The RIPE NCC has introduced and enforced stricter policies with
regards to billing. This procedure has been clarified to the RIPE NCC
members.


- IPv6
Mirjam reported that several suggestions for editorial changes to the
IPv6 document have been received. The document has been approved by
the RIPE IPv6 working group and the respective constituencies in the
other regions. The next step is to submit the document to IANA for
approval, the NCC will also request address space, however the formal
administration is still unclear. The draft can be found on the RIPE
NCC website at:
http://www.ripe.net/lir/registries/ipv6.html

- Database
Progress has been made with regards to the database re-implementation
process. The basic scheme was agreed and laid out during the Database
working group session.

The database consistency project is moving forward. A full-time
employee has been assigned to the consistency project. More
information about this can be found on the RIPE NCC website at:
http://www.ripe.net/db/state/

The RIPE NCC will work to combine the current RPSL tutorials with the
LIR training course. RPSL will become part of the LIR training course
with a planned launch in September 1999. Both courses, however, will
be set up so that they can be offered separately when needed.

- Test Traffic
A brief description of the current status of the Test-Traffic project
was given. The measurement network has been extended and progress has
been made with the analysis of the data.

The most important new analysis result was the comparison of
measurements by the RIPE NCC and Advanced Networks and Systems. Both
projects implement the IETF-IPPM drafts describing delay and loss
measurements and should therefore produce identical results. This was
tested by exchanging measurement machines and comparing the data taken
over a period of several months. The outcome of this analysis showed
that both experiments measure the same effects and that the results
are consistent with each other. This is an extremely important
step in the verification of the results of the Test-Traffic Project.

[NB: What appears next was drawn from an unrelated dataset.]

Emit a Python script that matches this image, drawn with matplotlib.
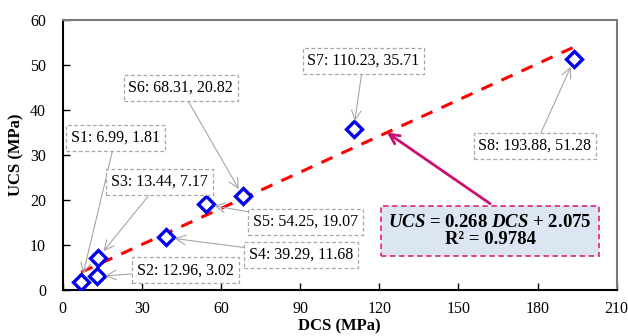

Current information about the Test Traffic project and the
presentation delivered at the RIPE 33 meeting can be found at
http://www.ripe.net/test-traffic/

- RIR Coordination
The registries continue to work on coordination efforts and as a
result have agreed on several operational policy alignments. The RIPE
NCC has been working with APNIC (RIPE NCC staff worked temporarily at
APNIC) to facilitate a mutual understanding of challenges and
operating procedures. The RIPE NCC has also participated in
membership meetings of ARIN and APNIC. Two colleagues from ARIN and
one from APNIC participated in the plenary session of the RIPE 33
meeting.

At the close of her presentation, Mirjam reported that the first ever
published RIPE NCC Annual Report was ready for distribution. A printed
version will be posted to all RIPE NCC members and will be available
on the RIPE NCC website at http://www.ripe.net/docs/ripe-194.html

Questions to the RIPE NCC:

Question: are there any figures on how many LIRs have left the RIPE
NCC?

A: Mirjam answered that we have not closed that many registries. The
main reason to close a registry, is when they do not pay their bills.
This has not happened that often yet. Another reason for closure is
when registries go out of business. Mirjam did not have the exact
figures on closed registries with her. She reported that these figures
will be presented at the RIPE 34 meeting.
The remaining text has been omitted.